And so the oratorio goes on, the assemblage paying a grave and decorous attention to the music, and bearing themselves far more like a congregation than an audience. They are so devotedly rapt in the magnificent performance, that I expect every moment to hear the vast mass of them join in the choruses; and when, at the first bar of the sublime “Hallelujah Chorus,” the hearers all stand up, the singers in the orchestra seem to me like priests. In truth, I think that to hear an oratorio, chastens and purifies the mind, and that we go away from those grand performances wiser and better men. There is a natural disinclination to return—at least, immediately—to frivolous and trivial pursuits, after listening to those solemn and ennobling strains. I know that some exist upon whom music has no effect whatsoever; but I believe that the vast majority of mankind are influenced for good or evil by the sound of music. The most heartless woman in the world whom I know, cries when she hears “Kathleen ma vourneen.” Napoleon could never listen to “Lascio ch’io piango la cruda sorte,” without crossing himself. How grandly does John Dryden set forth this theory in his immortal St. Cecilian Ode! with what exquisite art has he shown us Alexander moved to alternate joy, pride, shame, weeping, frenzy, as old Timotheus sweeps the lyre in varied strains!

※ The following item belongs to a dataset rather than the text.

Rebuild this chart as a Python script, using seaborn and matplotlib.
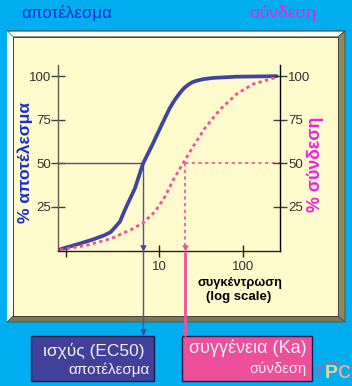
import numpy as np
import pandas as pd
import seaborn as sns
import matplotlib.pyplot as plt
from matplotlib.patches import Polygon, Rectangle, Arc

# values
conc_effect = [0.66, 0.99, 1.57, 2.26, 2.65, 2.92, 3.42, 4.0, 5.17, 6.49, 8.18, 10.8, 13.5, 15.5, 17.8, 20, 22.4, 25, 28.2, 34, 44.5, 84.8, 255]
effect = [0.7, 3.2, 6.1, 8.9, 10.6, 12.8, 16.6, 24.3, 35.7, 50.2, 59.8, 72.2, 81.8, 86.5, 90.4, 93.2, 95.1, 96.5, 97.4, 98.3, 99, 99.7, 100]
conc_binding = [0.66, 1.43, 2.72, 4.72, 6.49, 8.96, 11.8, 14.8, 19.5, 25.7, 35.5, 53.4, 84.8, 134, 255]
binding = [0.4, 3.2, 7, 12.2, 16, 22.3, 30.9, 40.5, 50.2, 59.8, 70.3, 80.8, 89.8, 95.5, 99.4]
y_ticks = [25, 50, 75, 100]
x_ticks = [0.776, 10, 100]
x_labels = ['', '10', '100']
ec50 = 6.44
ka = 20.4

CYAN = '#00ADEF'
CREAM = '#FFFBCC'
BLUE = '#3F44A0'
PINK = '#F0509C'
W, H = 352, 386

sns.set_style('white')
plt.rcParams['font.family'] = ['Liberation Sans', 'DejaVu Sans']

fig = plt.figure(figsize=(W / 100, H / 100), dpi=100, facecolor=CYAN)

# background layer in pixel coordinates, for the bevelled frame
bg = fig.add_axes([0, 0, 1, 1], zorder=0)
bg.set_xlim(0, W)
bg.set_ylim(H, 0)
bg.axis('off')
bg.add_patch(Polygon([(7, 31), (345, 31), (338, 37), (13, 37)], fc='white', ec='#404040', lw=0.8))
bg.add_patch(Polygon([(7, 31), (13, 37), (13, 316), (7, 322)], fc='white', ec='none'))
bg.add_patch(Polygon([(345, 31), (345, 322), (338, 316), (338, 37)], fc='#8A8A60', ec='#505040', lw=0.6))
bg.add_patch(Polygon([(7, 322), (345, 322), (338, 316), (13, 316)], fc='#77775A', ec='#505040', lw=0.6))
bg.add_patch(Rectangle((13, 37), 325, 279, fc=CREAM, ec='#303030', lw=0.6))

# boxes under the chart
bg.add_patch(Rectangle((30.5, 335.5), 123, 45, fc='#43409A', ec='#10204A', lw=1))
bg.add_patch(Rectangle((181.5, 335.5), 130, 45, fc='#EE4F9B', ec='#10204A', lw=1))
bg.text(94, 351, 'ισχύς (EC50)', color='#F0F0F0', fontsize=12.5, ha='center', va='center')
bg.text(109, 370, 'αποτέλεσμα', color='#F0F0F0', fontsize=11, ha='center', va='center')
bg.text(247.5, 348, 'συγγένεια (Ka)', color='#F0F0F0', fontsize=13, ha='center', va='center')
bg.text(277.5, 369, 'σύνδεση', color='#F0F0F0', fontsize=10.7, ha='center', va='center')

bg.text(66.5, 13, 'αποτέλεσμα', color='#1A2FD0', fontsize=12.2, ha='center', va='center')
bg.text(282.5, 13, 'σύνδεση', color='#F020E0', fontsize=12.5, ha='center', va='center')
bg.text(25, 162, '% αποτέλεσμα', color='#1A2FD0', fontsize=12.6, fontweight='bold',
        rotation=90, ha='center', va='center')
bg.text(316, 164, '% σύνδεση', color='#F020E0', fontsize=12.8, fontweight='bold',
        rotation=90, ha='center', va='center')
bg.text(240, 283, 'συγκέντρωση', color='black', fontsize=9.3, fontweight='bold', ha='center', va='center')
bg.text(239, 297, '(log scale)', color='black', fontsize=9.5, fontweight='bold', ha='center', va='center')

# small logo
bg.text(313, 373, 'T', color='#7A7AB8', fontsize=14, fontweight='bold', ha='left', va='center')
bg.text(325, 373, 'P', color='#E0D8A0', fontsize=14, fontweight='bold', ha='left', va='center')
bg.text(337, 373, 'C', color='#F0A890', fontsize=13, fontweight='bold', ha='left', va='center')
bg.add_patch(Arc((333, 366), 14, 8, theta1=180, theta2=360, color='#E06060', lw=0.8))

# main axes: x 58..280 px, y 65..250.6 px
ax = fig.add_axes([58 / W, 1 - 250.6 / H, 222 / W, 185.6 / H], zorder=2)
ax.patch.set_alpha(0)
ax.set_xscale('log')

df_effect = pd.DataFrame({'conc': conc_effect, 'pct': effect})
df_binding = pd.DataFrame({'conc': conc_binding, 'pct': binding})
sns.lineplot(data=df_effect, x='conc', y='pct', ax=ax, color=BLUE, lw=2.7, errorbar=None, zorder=4)
sns.lineplot(data=df_binding, x='conc', y='pct', ax=ax, color=PINK, lw=2,
             linestyle=(0, (1.2, 1.2)), errorbar=None, zorder=5)

ax.set_xlim(0.623, 279)
ax.set_ylim(0, 106.4)
ax.set_xlabel('')
ax.set_ylabel('')

ax.set_xticks(x_ticks)
ax.set_xticklabels(x_labels)
ax.minorticks_off()
ax.set_yticks(y_ticks)
ax.tick_params(axis='x', which='major', direction='inout', length=9, width=1, color='#202020',
               labelsize=9.5, labelcolor='#303030', pad=3, bottom=True)
ax.tick_params(axis='y', which='major', direction='inout', length=10, width=1, color='#404040',
               labelsize=9.5, labelcolor='#303030', pad=0, left=True)
for side in ['top', 'right']:
    ax.spines[side].set_visible(False)
ax.spines['left'].set_color('#606050')
ax.spines['left'].set_linewidth(1)
ax.spines['bottom'].set_color('#202020')
ax.spines['bottom'].set_linewidth(1)

ax2 = ax.twinx()
ax2.patch.set_alpha(0)
ax2.set_ylim(0, 106.4)
ax2.set_yticks(y_ticks)
ax2.tick_params(axis='y', direction='inout', length=10, width=1, color='#404040',
                labelsize=9.5, labelcolor='#303030', pad=1, right=True)
for side in ['top', 'left', 'bottom']:
    ax2.spines[side].set_visible(False)
ax2.spines['right'].set_color('black')
ax2.spines['right'].set_linewidth(1)

# guide lines and arrows
box_top = -48.4
ax.plot([0.623, ec50], [50, 50], color='#505090', lw=1, zorder=3)
ax.plot([ka, 279], [50, 50], color=PINK, lw=1.2, ls=(0, (2, 2)), zorder=3)
ax.plot([ec50, ec50], [50, box_top], color='#5050A0', lw=1, zorder=3, clip_on=False)
ax.plot([ka, ka], [50, 2], color=PINK, lw=1.2, ls=(0, (2, 2)), zorder=3, clip_on=False)
ax.plot([ka, ka], [-1, box_top], color=PINK, lw=2, zorder=3, clip_on=False)
for x0, col in [(ec50, '#4048A0'), (ka, PINK)]:
    ax.scatter([x0], [1.5], marker='v', s=22, color=col, zorder=6, clip_on=False, linewidths=0)
    ax.scatter([x0], [box_top + 2], marker='v', s=22, color=col, zorder=6, clip_on=False, linewidths=0)

fig.savefig('out.png', dpi=100, facecolor=CYAN)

TEN O’CLOCK P.M.: AN ORATORIO AT EXETER HALL.

Now, in sober broughams and in hack-cabs—driven, I hope, by regenerated cabmen, who give tickets before they are asked for them, and never charge more than thirty per cent. above the legal fare—or haply, if the night be fine, on foot, the serious audience, well cloaked and bonneted, leave the hall. For half an hour afterwards, the Exeter Hall side of the Strand, both east and west, is dotted with serious groups in search of the last omnibus, or, perchance, boldly walking home. I wonder how many of the serious ones know anything of the thoroughfare. They may traverse it at noonday, or pass down it every morning for twenty years in omnibuses on their way to the city; but do they know anything of the night aspect of that most mysterious of London thoroughfares? It is better, perhaps, that they should not.

Minute by minute they grow scarcer, and by ten minutes to eleven there are no serious groups in the Strand. They are all gone home to supper—hot ones, very probably, for the serious world is not at all unaddicted to good living—and sober. I, too, have liberty to go and sup, if I so choose; but not, alas! to bed. Still have I work to do, and for some hours.

ELEVEN O’CLOCK P.M.—A SCIENTIFIC CONVERSAZIONE, AND AN EVENING PARTY.

It is Eleven o’Clock post meridian, and I am once more thrown, with my clock on my hands, on the great world of London. The insatiable, restless metropolis is as busy in the night as in the day season; there is no respite, no cessation, in its feverish activity. One set or class of mortals may, quite worn and worried out, cast themselves on beds more or less hard, and sleep; but, forthwith, another section of the population arise like giants refreshed—the last hour of the night to some is the commencement, the opening day, to others; and an innumerable army of conscripts are ready to relieve one another in mounting the guard of London Life.

Eleven o’clock, and thousands are yet in the streets, tens of thousands still in the pursuit of the avocations by which they earn their daily (or nightly) bread, hundreds of thousands awake, busy, and stirring. The children of the aristocracy and some sections of the middle classes are gone to bed—save those who have been so good that their fond parents have taken them to the play, which entertainment they are now enjoying, with delightful prospects superadded of “sitting up” to supper, perchance of oysters, afterwards. But the children of the poor do not dream of bed. They are toddling in and out of chandlers’ shops in quest of ounces of ham and fragments of Dutch cheese for father’s supper; they are carrying the basket of linen—mother takes in washing—to the residences of clients; they are eliminating the most savoury-looking bits of plaice or flounders from the oleaginous pile in the fried-fish shop; they are fetching the beer and the “clean pipe” from the public-house; nay—not unfrequently, alas! assisted by a lean baby in arms—they are fetching father himself home from the too-seductive establishment of the licensed victualler. Eleven o’clock at night is the great supper-time of the working classes; then, by the steady and industrious mechanic, the final calumet is smoked, the borrowed newspaper read, the topics of the day, the prospects of the coming week, discussed with the cheery and hard-working helpmate who sits by the side of her horny-handed lord, fills his pipe, pours out his beer, and darns the little children’s hose.